Mr. Frye always had a preference for authors who were exceptionally biblical, like Milton or Blake. Understanding the Bible obviously helps understanding them, and this here is not an enquiry into the Bible's actual meaning (see my review on "The Bible Unearthed") but its perception and interpretation by countless generations of readers. Which means that the confusion of largely anonymous and almost always apocryphal texts no longer matters, because what matters is: "that the Bible" has traditionally been read as a unity, and has influenced Western imagination as a unity." (Northrop Frye)

This is not a book on biblical scholarship, though it incorporates many tasty morsels of it, but this would be beside the point. Frye has his moments of delicious irony, but he is not irreverent to his subject and speaks with the voice of a humanitarian. As was to be expected from him, he approached his subject from 4 different angles: the language, myth, metaphor and typology. Nothing to worry, Professor Frye lectures on English literature - "language" refers exclusively to the King James Bible. (Remember? This is about the effect the Good Book had on its readers.) Still his observations of the evolution of verbal forms and discursive writing, is still valid. If something is written in heroic verse it most likely belongs to an old stratum, prose always points to a late provenance, exile or post exile, a highly argumentative and discursive prose is even later. This aside, it is truly amazing to see how many cross references and anchor-points to a wider mythological cosmos Mr. Frye manages to open. If applied on Marcel Proust or Tolstoy, this would be unadulterated bogus, but the Bible can take it and in a positive sense it gains perspective and point. Nothing here is foggy or presumptuous; for once we see Mr. Frye at his best.

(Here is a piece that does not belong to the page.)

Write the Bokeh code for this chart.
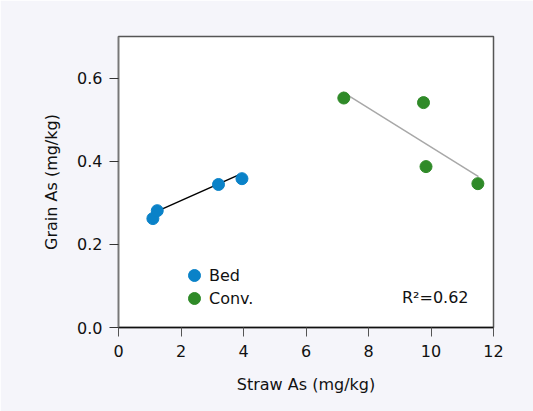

The only thing I have in common with Northrop Frye is, that we both have read the Bible from cover to cover. What he got out of it, we can read in the "Great Code," what I got out of it, is a slightly different matter. For starters, I would seriously question Frye's premise, that the Bible - except for a few exceptional readers - has influenced anybody as a "unity." Just remember your last encounter with a Bible thumping evangelist or Jehovah's Witness: these people have their quotes off pat and pick them all over the place, regardless of historical context and intended meaning, but strangely selective and colour-blind for passages that fail to suit their mission. I would even say, that for many serious readers, the Old Testament, for all practical purposes, is non-existent. As for me, "Leviticus" and "Numbers" are an education in folklore and specimens of real life legal customs from a distant era, though not the era the text claims to represent Ð an aspect usually lost, not only on Mr. Frye. And from a perspective of pure literature, it is very telling for the validity of Frye's literary criticism that for me exactly those documents stand out which are of least use to Mr. Frye's commentary - such as "Ecclesiastes," "Solomon's Song," and the succession stories. (1 King 13 is a gem of a truly Kafkaesque humor.) On the other hand, there can be very little disagreement on Isaiah or Jeremiah.

Having said all this, I recommend this book to every Bible reader, but I know it will not reach the kind of reader who needs it most.